Era uma noite qualquer — ou ao menos parecia. A energia caiu de repente, como tantas vezes acontece em São Leopoldo. A casa ficou mergulhada no breu. A cerca elétrica silenciou, as câmeras desligaram, e nem a lua se deu ao trabalho de aparecer. Só o escuro, absoluto, firme como uma parede.
Peguei a lanterna. Claro. A lanterna falhou. Sempre que mais se precisa das coisas, elas decidem testar a nossa calma. Comecei a andar devagar pela casa, tateando os móveis, sentindo o ar parado. Quando cheguei perto da garagem, tropecei em algo caí, e veio o silêncio do medo.

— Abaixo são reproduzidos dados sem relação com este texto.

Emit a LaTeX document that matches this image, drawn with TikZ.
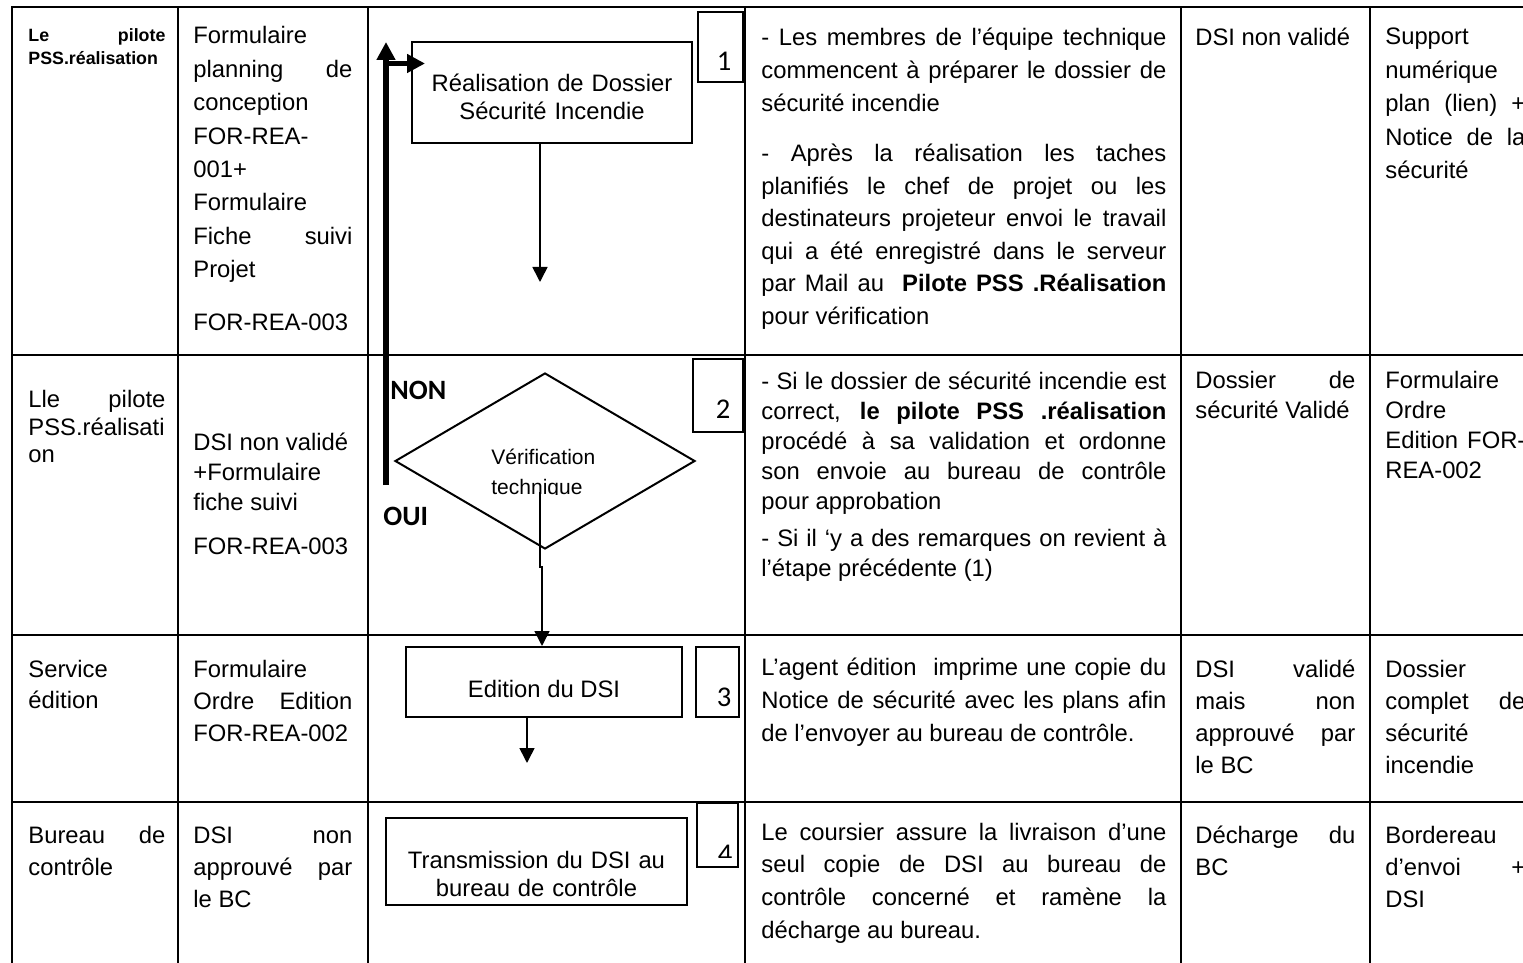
\documentclass[tikz,border=0pt]{standalone}
\usepackage{fontspec}
\setmainfont{Liberation Sans}[Ligatures={TeX,NoCommon}]
\newfontfamily\digitfont{Carlito}
\usetikzlibrary{arrows.meta,shapes.geometric}
\hyphenpenalty=10000
\exhyphenpenalty=10000
\tolerance=9999
\emergencystretch=2em
\hbadness=10000

\tikzset{
  grid line/.style={line width=1.3pt, line cap=rect},
  stepbox/.style={draw, line width=1pt, inner sep=0pt, rectangle},
  numbox/.style={draw, line width=0.9pt, inner sep=0pt, rectangle},
  numtext/.style={anchor=base, inner sep=0pt, font=\digitfont\fontsize{14.3pt}{16pt}\selectfont},
  flowtext/.style={anchor=base, inner sep=0pt, align=center, font=\fontsize{11.9pt}{14pt}\selectfont},
  cell/.style 2 args={anchor=base west, inner sep=0pt, text width=#1, align=justify,
                      font=\fontsize{11.9pt}{#2}\selectfont},
  flow/.style={line width=0.8pt, -{Triangle[width=7.5pt,length=7.5pt]}},
  loop/.style={line width=3pt, -{Triangle[width=9pt,length=9pt]}},
  answer/.style={anchor=base west, inner sep=0pt, font=\digitfont\bfseries\fontsize{14pt}{16pt}\selectfont},
}

\begin{document}
\begin{tikzpicture}[x=0.5pt, y=-0.5pt]
\useasboundingbox (0,0) rectangle (1523,963);
\fill[white] (0,0) rectangle (1523,963);
\clip (0,0) rectangle (1523,963);

% table grid
\foreach \yy in {7,355,635,802}
  \draw[grid line] (12,\yy) -- (1560,\yy);
\foreach \xx in {12,178,368,745,1181,1370}
  \draw[grid line] (\xx,7) -- (\xx,1000);

% column 1: actors
\node[cell={68.5pt}{11.5pt}, font={\fontsize{8.9pt}{11.5pt}\selectfont\bfseries}] (c1r1) at (28,42)
  {Le pilote\linebreak PSS.réalisation};
\node[cell={68.5pt}{13.75pt}] (c1r2) at (28,408)
  {Lle pilote\linebreak PSS.réalisati\\on};
\node[cell={68.5pt}{15.5pt}] (c1r3) at (28,677) {Service\\édition};
\node[cell={68.5pt}{16pt}] (c1r4) at (28,843) {Bureau de\linebreak contrôle};

% column 2: input documents
\node[cell={79.5pt}{16.7pt}] (c2r1a) at (193,44)
  {Formulaire\\planning de\linebreak conception\\FOR-REA-\\001+\\Formulaire\\Fiche suivi\linebreak Projet};
\node[cell={79.5pt}{16.7pt}] (c2r1b) at (193,330) {FOR-REA-003};
\node[cell={79.5pt}{15pt}] (c2r2a) at (193,450)
  {DSI non validé\\+Formulaire\\fiche suivi};
\node[cell={79.5pt}{15pt}] (c2r2b) at (193,554) {FOR-REA-003};
\node[cell={79.5pt}{16pt}] (c2r3) at (193,677)
  {Formulaire\\Ordre Edition\linebreak FOR-REA-002};
\node[cell={79.5pt}{16pt}] (c2r4) at (193,843)
  {DSI non\linebreak approuvé par\linebreak le BC};

% flowchart: step boxes
\node[stepbox, minimum width=140pt, minimum height=50.5pt] (box1) at (552,92.5) {};
\node[flowtext, text width=140pt] (box1txt) at (552,92)
  {Réalisation de Dossier\\Sécurité Incendie};

\node[diamond, draw, line width=1pt, inner sep=0pt,
      minimum width=150pt, minimum height=88pt] (dia) at (545,461) {};
\begin{scope}
  \clip (380,440) rectangle (700,494);
  \node[anchor=base west, inner sep=0pt, text width=60pt,
        font=\fontsize{10.5pt}{15pt}\selectfont] (diatxt) at (491,464)
    {Vérification\\technique};
\end{scope}

\node[stepbox, minimum width=138pt, minimum height=35pt] (box3) at (544,682) {};
\node[flowtext] (box3txt) at (544,697) {Edition du DSI};

\node[stepbox, minimum width=150.5pt, minimum height=43.5pt] (box4) at (536.5,861.5) {};
\begin{scope}
  \clip (386,818) rectangle (687,896);
  \node[flowtext, text width=150pt] (box4txt) at (536.5,868)
    {Transmission du DSI au\\bureau de contrôle};
\end{scope}

% step numbers
\node[numbox, minimum width=22.5pt, minimum height=35pt] (nb1) at (720.5,47) {};
\node[numtext] (n1) at (724,71) {1};
\node[numbox, minimum width=25pt, minimum height=36.5pt] (nb2) at (718,395.5) {};
\node[numtext] (n2) at (723,418) {2};
\node[numbox, minimum width=21.5pt, minimum height=35pt] (nb3) at (717.5,682) {};
\node[numtext] (n3) at (724,706) {3};
\node[numbox, minimum width=20.5pt, minimum height=32pt] (nb4) at (717.5,835) {};
\begin{scope}
  \clip (697,803) rectangle (738,857);
  \node[numtext] (n4) at (725,863) {4};
\end{scope}

% connectors
\coordinate (a1end) at (540,282);
\draw[flow] (box1.south -| a1end) -- (a1end);

\coordinate (d2start) at (540,492);
\coordinate (d2jog) at (542,567);
\draw[flow] (d2start) -- (d2start |- d2jog) -- (d2jog) -- (d2jog |- box3.north);

\coordinate (a3end) at (527,763);
\draw[flow] (box3.south -| a3end) -- (a3end);

% return loop (NON) back to step 1
\coordinate (loopstart) at (386,485);
\coordinate (looptop) at (386,42);
\coordinate (loopcorner) at (386,63.5);
\coordinate (loopend) at (425,63.5);
\draw[loop] (loopstart) -- (looptop);
\draw[loop, line width=2.5pt] (loopcorner) -- (loopend);

\node[answer] (non) at (390,400) {NON};
\node[answer] (oui) at (383,525) {OUI};

% column 4: description
\node[cell={202.5pt}{16.3pt}] (d1a) at (761,46)
  {- Les membres de l’équipe technique\linebreak commencent à préparer le dossier de\linebreak sécurité incendie};
\node[cell={202.5pt}{16.25pt}] (d1b) at (761,162)
  {- Après la réalisation les taches\linebreak planifiés le chef de projet ou les\linebreak destinateurs projeteur envoi le travail\linebreak qui a été enregistré dans le serveur\linebreak par Mail au~ \textbf{Pilote PSS .Réalisation}\linebreak pour vérification};
\node[cell={202.5pt}{15pt}] (d2a) at (761,389)
  {- Si le dossier de sécurité incendie est\linebreak correct, \textbf{le pilote PSS .réalisation}\linebreak procédé à sa validation et ordonne\linebreak son envoie au bureau de contrôle\linebreak pour approbation};
\node[cell={202.5pt}{15pt}] (d2b) at (761,546)
  {- Si il ‘y a des remarques on revient à\linebreak l’étape précédente (1)};
\node[cell={202.5pt}{16.5pt}] (d3) at (761,675)
  {L’agent édition~ imprime une copie du\linebreak Notice de sécurité avec les plans afin\linebreak de l’envoyer au bureau de contrôle.};
\node[cell={202.5pt}{16.35pt}] (d4) at (761,840)
  {Le coursier assure la livraison d’une\linebreak seul copie de DSI au bureau de\linebreak contrôle concerné et ramène la\linebreak décharge au bureau.};

% column 5: output
\node[cell={80pt}{16.7pt}] (c5r1) at (1195,46) {DSI non validé};
\node[cell={80pt}{15pt}] (c5r2) at (1195,388) {Dossier de\linebreak sécurité Validé};
\node[cell={80pt}{16pt}] (c5r3) at (1195,677)
  {DSI validé\linebreak mais non\linebreak approuvé par\linebreak le BC};
\node[cell={80pt}{16pt}] (c5r4) at (1195,843) {Décharge du\linebreak BC};

% column 6: records
\node[cell={70pt}{16.7pt}] (c6r1) at (1385,45)
  {Support\\numérique\\plan (lien) +\linebreak Notice de la\linebreak sécurité};
\node[cell={70pt}{15pt}] (c6r2) at (1385,388)
  {Formulaire\\Ordre\\Edition FOR-\linebreak REA-002};
\node[cell={70pt}{16pt}] (c6r3) at (1385,677)
  {Dossier\\complet de\linebreak sécurité\\incendie};
\node[cell={70pt}{16pt}] (c6r4) at (1385,843)
  {Bordereau\\d’envoi +\linebreak DSI};
\end{tikzpicture}
\end{document}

Mas naquela noite, algo foi diferente. Não senti o pânico de outros tempos, apesar do medo, apenas respirei fundo e percebi: não havia o que temer. A escuridão estava fora — e eu já tinha atravessado tempestades muito piores por dentro. A noite não ia me derrubar. Eu já tinha caído antes. Já tinha voltado antes. Sempre volto.
Fiquei ali sentado no chão. Esperando nada. A luz voltou. Mas eu já não precisava mais dela.
Naquela noite, dormi com as luzes apagadas. E não tive pesadelo. Nem grito. Nem suor.
Só a paz de quem aprendeu que o escuro não vence quem carrega luz por dentro.